* BEGIN Extracted data *
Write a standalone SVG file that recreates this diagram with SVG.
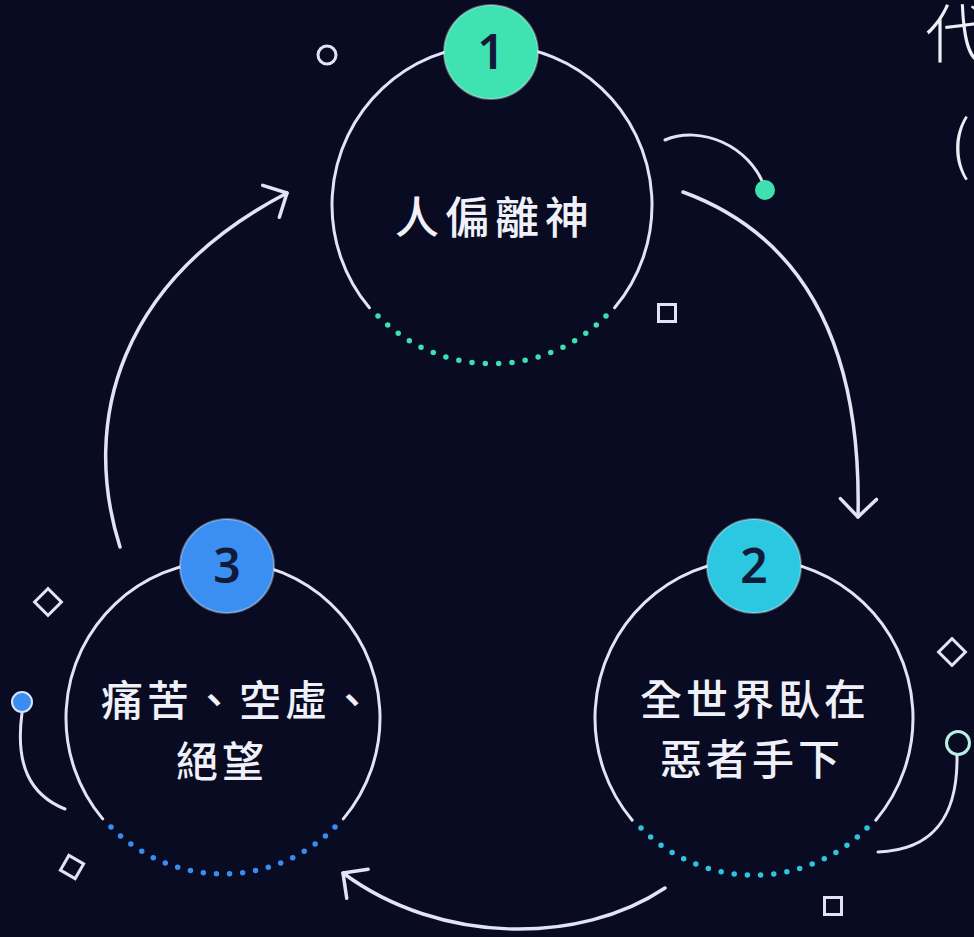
* END Extracted data *
* BEGIN Extracted data *
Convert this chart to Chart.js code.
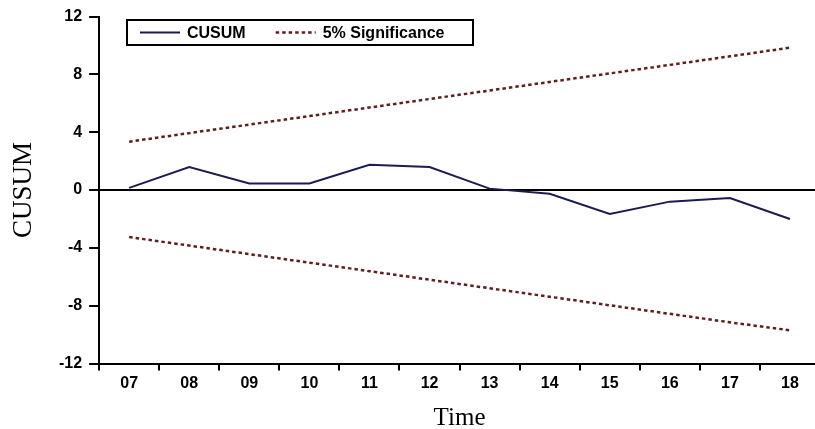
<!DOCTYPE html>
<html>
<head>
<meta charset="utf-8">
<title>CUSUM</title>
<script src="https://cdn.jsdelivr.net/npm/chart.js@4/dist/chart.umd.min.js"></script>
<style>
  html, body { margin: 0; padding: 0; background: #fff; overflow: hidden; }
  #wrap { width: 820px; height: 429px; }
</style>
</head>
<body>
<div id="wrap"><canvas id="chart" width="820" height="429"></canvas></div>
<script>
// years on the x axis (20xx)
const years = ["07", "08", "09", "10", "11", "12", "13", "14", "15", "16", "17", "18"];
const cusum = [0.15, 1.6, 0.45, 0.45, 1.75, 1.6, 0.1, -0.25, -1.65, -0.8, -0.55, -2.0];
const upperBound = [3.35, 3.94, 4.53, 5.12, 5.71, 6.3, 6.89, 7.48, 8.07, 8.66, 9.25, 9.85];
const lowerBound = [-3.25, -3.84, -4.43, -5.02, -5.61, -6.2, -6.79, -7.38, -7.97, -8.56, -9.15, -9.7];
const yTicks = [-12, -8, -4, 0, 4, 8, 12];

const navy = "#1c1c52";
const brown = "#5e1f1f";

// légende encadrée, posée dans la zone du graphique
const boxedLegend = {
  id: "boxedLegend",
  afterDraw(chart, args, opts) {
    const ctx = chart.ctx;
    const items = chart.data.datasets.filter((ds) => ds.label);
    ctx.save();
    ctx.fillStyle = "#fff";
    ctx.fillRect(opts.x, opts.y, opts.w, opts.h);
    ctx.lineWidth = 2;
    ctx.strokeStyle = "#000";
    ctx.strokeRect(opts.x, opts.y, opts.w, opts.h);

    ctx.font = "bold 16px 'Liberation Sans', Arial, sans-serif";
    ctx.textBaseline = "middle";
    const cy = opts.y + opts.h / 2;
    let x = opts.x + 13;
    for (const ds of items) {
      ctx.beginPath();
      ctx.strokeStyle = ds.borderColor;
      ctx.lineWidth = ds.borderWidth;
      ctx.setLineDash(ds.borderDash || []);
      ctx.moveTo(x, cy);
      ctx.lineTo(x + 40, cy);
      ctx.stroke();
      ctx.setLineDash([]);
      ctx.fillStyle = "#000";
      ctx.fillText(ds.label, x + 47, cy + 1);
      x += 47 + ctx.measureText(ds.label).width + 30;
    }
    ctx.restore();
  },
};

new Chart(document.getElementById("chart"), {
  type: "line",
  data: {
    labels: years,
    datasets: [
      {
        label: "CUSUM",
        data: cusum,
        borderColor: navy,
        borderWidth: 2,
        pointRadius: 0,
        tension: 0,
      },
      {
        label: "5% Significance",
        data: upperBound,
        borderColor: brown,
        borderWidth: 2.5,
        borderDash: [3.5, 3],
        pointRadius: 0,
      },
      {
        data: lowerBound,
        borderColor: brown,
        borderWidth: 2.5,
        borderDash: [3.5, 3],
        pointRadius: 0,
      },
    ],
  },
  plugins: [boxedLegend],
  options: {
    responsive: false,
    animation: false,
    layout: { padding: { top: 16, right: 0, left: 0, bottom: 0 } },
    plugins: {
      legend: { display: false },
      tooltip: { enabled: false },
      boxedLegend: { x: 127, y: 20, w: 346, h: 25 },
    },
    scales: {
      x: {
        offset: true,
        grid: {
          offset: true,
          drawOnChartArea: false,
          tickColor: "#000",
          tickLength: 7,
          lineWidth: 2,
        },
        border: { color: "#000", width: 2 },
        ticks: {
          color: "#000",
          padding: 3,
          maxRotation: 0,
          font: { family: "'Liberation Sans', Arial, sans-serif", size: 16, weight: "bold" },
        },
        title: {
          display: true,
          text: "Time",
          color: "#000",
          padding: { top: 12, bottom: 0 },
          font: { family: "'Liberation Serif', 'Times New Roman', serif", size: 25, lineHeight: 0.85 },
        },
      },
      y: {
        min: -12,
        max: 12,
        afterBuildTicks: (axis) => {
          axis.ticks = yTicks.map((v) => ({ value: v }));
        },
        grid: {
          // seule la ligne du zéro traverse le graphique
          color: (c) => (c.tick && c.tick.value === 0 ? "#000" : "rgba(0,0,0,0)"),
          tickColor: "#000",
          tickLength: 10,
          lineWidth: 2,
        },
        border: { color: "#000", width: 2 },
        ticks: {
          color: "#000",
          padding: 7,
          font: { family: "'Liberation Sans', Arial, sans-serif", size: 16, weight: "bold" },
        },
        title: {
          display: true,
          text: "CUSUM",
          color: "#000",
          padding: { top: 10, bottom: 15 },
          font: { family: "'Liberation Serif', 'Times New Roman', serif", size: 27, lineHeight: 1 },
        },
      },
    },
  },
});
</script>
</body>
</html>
* END Extracted data *
* BEGIN Extracted data *
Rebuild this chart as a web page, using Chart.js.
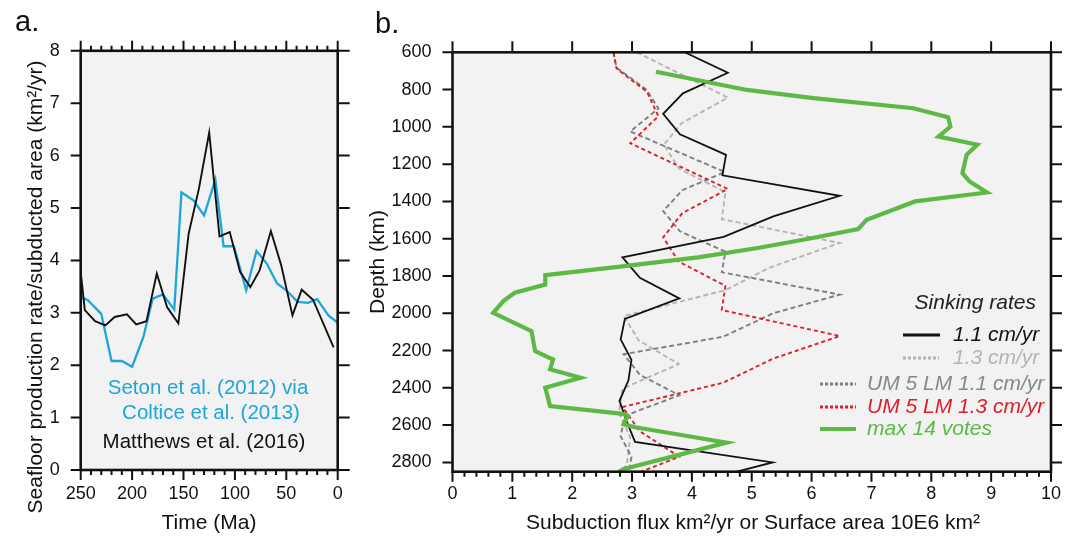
* END Extracted data *
Stated task | Extract all lines containing the word "this".

Exercise output |
Write a standalone SVG file that recreates this diagram with SVG.
Convert this chart to Chart.js code.
Rebuild this chart as a web page, using Chart.js.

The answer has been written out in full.